* _Work to complete_
Reproduce the listing below exactly. Pictures do not belong in the copy.

════

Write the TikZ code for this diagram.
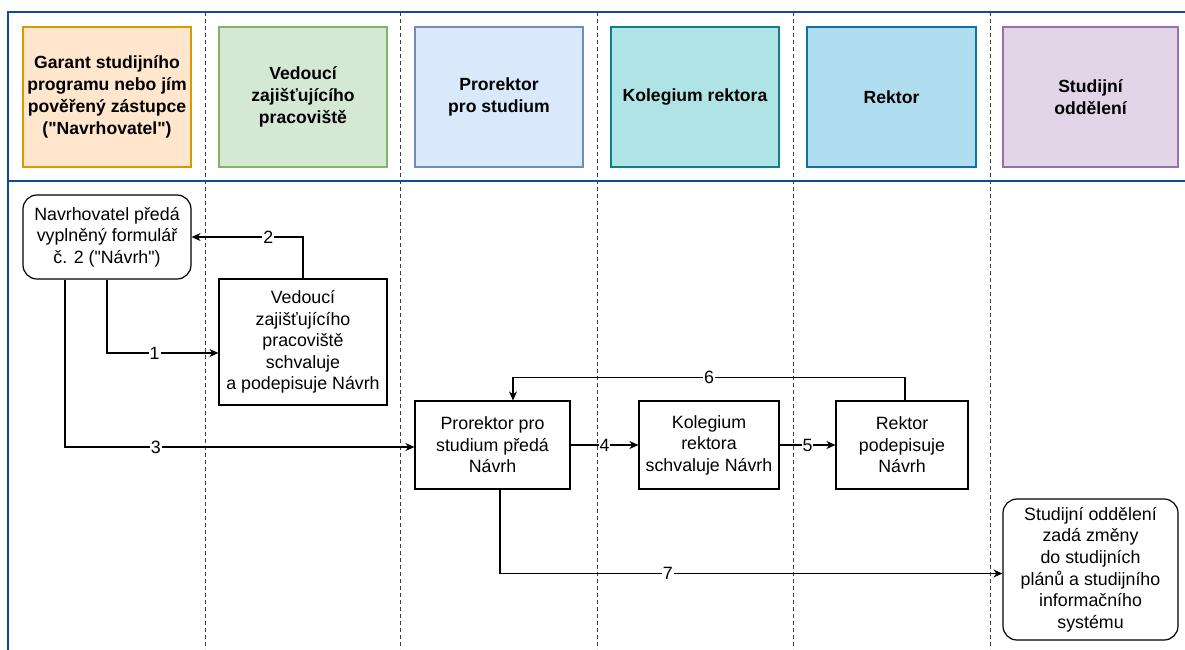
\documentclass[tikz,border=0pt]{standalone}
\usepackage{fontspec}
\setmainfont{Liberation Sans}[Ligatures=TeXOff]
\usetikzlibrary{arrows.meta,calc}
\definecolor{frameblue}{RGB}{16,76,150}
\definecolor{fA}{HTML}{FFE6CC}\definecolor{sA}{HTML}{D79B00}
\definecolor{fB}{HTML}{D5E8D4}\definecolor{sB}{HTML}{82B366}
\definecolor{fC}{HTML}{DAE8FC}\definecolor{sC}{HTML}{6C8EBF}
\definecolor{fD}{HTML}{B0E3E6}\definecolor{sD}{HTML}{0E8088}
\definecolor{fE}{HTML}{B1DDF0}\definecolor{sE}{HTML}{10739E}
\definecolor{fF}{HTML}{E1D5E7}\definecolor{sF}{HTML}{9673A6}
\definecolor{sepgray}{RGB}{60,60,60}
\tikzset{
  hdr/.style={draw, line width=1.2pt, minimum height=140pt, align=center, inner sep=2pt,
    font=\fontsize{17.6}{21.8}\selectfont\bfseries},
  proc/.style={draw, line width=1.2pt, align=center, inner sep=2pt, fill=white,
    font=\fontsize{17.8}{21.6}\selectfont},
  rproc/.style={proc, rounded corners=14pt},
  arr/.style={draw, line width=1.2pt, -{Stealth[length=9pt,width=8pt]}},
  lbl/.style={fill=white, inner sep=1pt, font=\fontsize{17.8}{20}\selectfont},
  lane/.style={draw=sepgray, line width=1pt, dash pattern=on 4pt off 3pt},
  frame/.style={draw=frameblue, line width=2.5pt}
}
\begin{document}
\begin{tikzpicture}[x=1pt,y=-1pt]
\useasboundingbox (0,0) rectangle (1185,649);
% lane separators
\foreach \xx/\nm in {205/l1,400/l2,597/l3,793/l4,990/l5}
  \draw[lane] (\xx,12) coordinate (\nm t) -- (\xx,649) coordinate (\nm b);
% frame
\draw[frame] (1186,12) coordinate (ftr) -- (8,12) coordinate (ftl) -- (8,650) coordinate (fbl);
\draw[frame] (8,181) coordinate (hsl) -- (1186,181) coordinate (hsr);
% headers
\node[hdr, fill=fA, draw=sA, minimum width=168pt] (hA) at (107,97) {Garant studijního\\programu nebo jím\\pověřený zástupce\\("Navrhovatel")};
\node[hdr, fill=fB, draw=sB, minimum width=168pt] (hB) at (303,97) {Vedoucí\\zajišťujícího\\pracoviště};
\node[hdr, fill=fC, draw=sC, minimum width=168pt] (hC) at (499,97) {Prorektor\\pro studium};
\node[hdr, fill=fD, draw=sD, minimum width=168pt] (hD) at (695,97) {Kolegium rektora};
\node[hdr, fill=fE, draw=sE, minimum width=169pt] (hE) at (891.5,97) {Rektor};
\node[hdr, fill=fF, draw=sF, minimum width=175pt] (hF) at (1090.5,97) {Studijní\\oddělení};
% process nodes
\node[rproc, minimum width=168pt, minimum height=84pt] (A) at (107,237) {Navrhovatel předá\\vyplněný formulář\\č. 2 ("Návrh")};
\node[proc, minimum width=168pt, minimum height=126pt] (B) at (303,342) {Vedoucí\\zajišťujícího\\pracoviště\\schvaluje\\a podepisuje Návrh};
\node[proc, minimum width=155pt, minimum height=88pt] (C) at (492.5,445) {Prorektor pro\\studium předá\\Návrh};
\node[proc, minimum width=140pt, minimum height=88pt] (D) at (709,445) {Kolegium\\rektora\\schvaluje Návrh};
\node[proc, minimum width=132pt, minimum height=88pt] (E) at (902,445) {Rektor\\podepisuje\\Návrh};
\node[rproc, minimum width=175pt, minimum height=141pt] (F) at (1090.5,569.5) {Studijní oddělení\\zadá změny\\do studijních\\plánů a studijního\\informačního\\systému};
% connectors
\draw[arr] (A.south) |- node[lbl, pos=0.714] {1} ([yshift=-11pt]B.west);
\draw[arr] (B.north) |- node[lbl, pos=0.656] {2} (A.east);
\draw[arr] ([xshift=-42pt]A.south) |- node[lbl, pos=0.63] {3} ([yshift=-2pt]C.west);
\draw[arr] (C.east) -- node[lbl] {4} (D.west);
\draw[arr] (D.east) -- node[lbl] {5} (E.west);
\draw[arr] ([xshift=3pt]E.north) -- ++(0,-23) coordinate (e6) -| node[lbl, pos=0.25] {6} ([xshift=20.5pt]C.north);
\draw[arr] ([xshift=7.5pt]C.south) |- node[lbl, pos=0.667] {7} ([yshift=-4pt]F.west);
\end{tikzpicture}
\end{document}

════

* _Output of the task_
Write the TikZ code for this diagram.
\documentclass[tikz,border=0pt]{standalone}
\usepackage{fontspec}
\setmainfont{Liberation Sans}[Ligatures=TeXOff]
\usetikzlibrary{arrows.meta,calc}
\definecolor{frameblue}{RGB}{16,76,150}
\definecolor{fA}{HTML}{FFE6CC}\definecolor{sA}{HTML}{D79B00}
\definecolor{fB}{HTML}{D5E8D4}\definecolor{sB}{HTML}{82B366}
\definecolor{fC}{HTML}{DAE8FC}\definecolor{sC}{HTML}{6C8EBF}
\definecolor{fD}{HTML}{B0E3E6}\definecolor{sD}{HTML}{0E8088}
\definecolor{fE}{HTML}{B1DDF0}\definecolor{sE}{HTML}{10739E}
\definecolor{fF}{HTML}{E1D5E7}\definecolor{sF}{HTML}{9673A6}
\definecolor{sepgray}{RGB}{60,60,60}
\tikzset{
  hdr/.style={draw, line width=1.2pt, minimum height=140pt, align=center, inner sep=2pt,
    font=\fontsize{17.6}{21.8}\selectfont\bfseries},
  proc/.style={draw, line width=1.2pt, align=center, inner sep=2pt, fill=white,
    font=\fontsize{17.8}{21.6}\selectfont},
  rproc/.style={proc, rounded corners=14pt},
  arr/.style={draw, line width=1.2pt, -{Stealth[length=9pt,width=8pt]}},
  lbl/.style={fill=white, inner sep=1pt, font=\fontsize{17.8}{20}\selectfont},
  lane/.style={draw=sepgray, line width=1pt, dash pattern=on 4pt off 3pt},
  frame/.style={draw=frameblue, line width=2.5pt}
}
\begin{document}
\begin{tikzpicture}[x=1pt,y=-1pt]
\useasboundingbox (0,0) rectangle (1185,649);
% lane separators
\foreach \xx/\nm in {205/l1,400/l2,597/l3,793/l4,990/l5}
  \draw[lane] (\xx,12) coordinate (\nm t) -- (\xx,649) coordinate (\nm b);
% frame
\draw[frame] (1186,12) coordinate (ftr) -- (8,12) coordinate (ftl) -- (8,650) coordinate (fbl);
\draw[frame] (8,181) coordinate (hsl) -- (1186,181) coordinate (hsr);
% headers
\node[hdr, fill=fA, draw=sA, minimum width=168pt] (hA) at (107,97) {Garant studijního\\programu nebo jím\\pověřený zástupce\\("Navrhovatel")};
\node[hdr, fill=fB, draw=sB, minimum width=168pt] (hB) at (303,97) {Vedoucí\\zajišťujícího\\pracoviště};
\node[hdr, fill=fC, draw=sC, minimum width=168pt] (hC) at (499,97) {Prorektor\\pro studium};
\node[hdr, fill=fD, draw=sD, minimum width=168pt] (hD) at (695,97) {Kolegium rektora};
\node[hdr, fill=fE, draw=sE, minimum width=169pt] (hE) at (891.5,97) {Rektor};
\node[hdr, fill=fF, draw=sF, minimum width=175pt] (hF) at (1090.5,97) {Studijní\\oddělení};
% process nodes
\node[rproc, minimum width=168pt, minimum height=84pt] (A) at (107,237) {Navrhovatel předá\\vyplněný formulář\\č. 2 ("Návrh")};
\node[proc, minimum width=168pt, minimum height=126pt] (B) at (303,342) {Vedoucí\\zajišťujícího\\pracoviště\\schvaluje\\a podepisuje Návrh};
\node[proc, minimum width=155pt, minimum height=88pt] (C) at (492.5,445) {Prorektor pro\\studium předá\\Návrh};
\node[proc, minimum width=140pt, minimum height=88pt] (D) at (709,445) {Kolegium\\rektora\\schvaluje Návrh};
\node[proc, minimum width=132pt, minimum height=88pt] (E) at (902,445) {Rektor\\podepisuje\\Návrh};
\node[rproc, minimum width=175pt, minimum height=141pt] (F) at (1090.5,569.5) {Studijní oddělení\\zadá změny\\do studijních\\plánů a studijního\\informačního\\systému};
% connectors
\draw[arr] (A.south) |- node[lbl, pos=0.714] {1} ([yshift=-11pt]B.west);
\draw[arr] (B.north) |- node[lbl, pos=0.656] {2} (A.east);
\draw[arr] ([xshift=-42pt]A.south) |- node[lbl, pos=0.63] {3} ([yshift=-2pt]C.west);
\draw[arr] (C.east) -- node[lbl] {4} (D.west);
\draw[arr] (D.east) -- node[lbl] {5} (E.west);
\draw[arr] ([xshift=3pt]E.north) -- ++(0,-23) coordinate (e6) -| node[lbl, pos=0.25] {6} ([xshift=20.5pt]C.north);
\draw[arr] ([xshift=7.5pt]C.south) |- node[lbl, pos=0.667] {7} ([yshift=-4pt]F.west);
\end{tikzpicture}
\end{document}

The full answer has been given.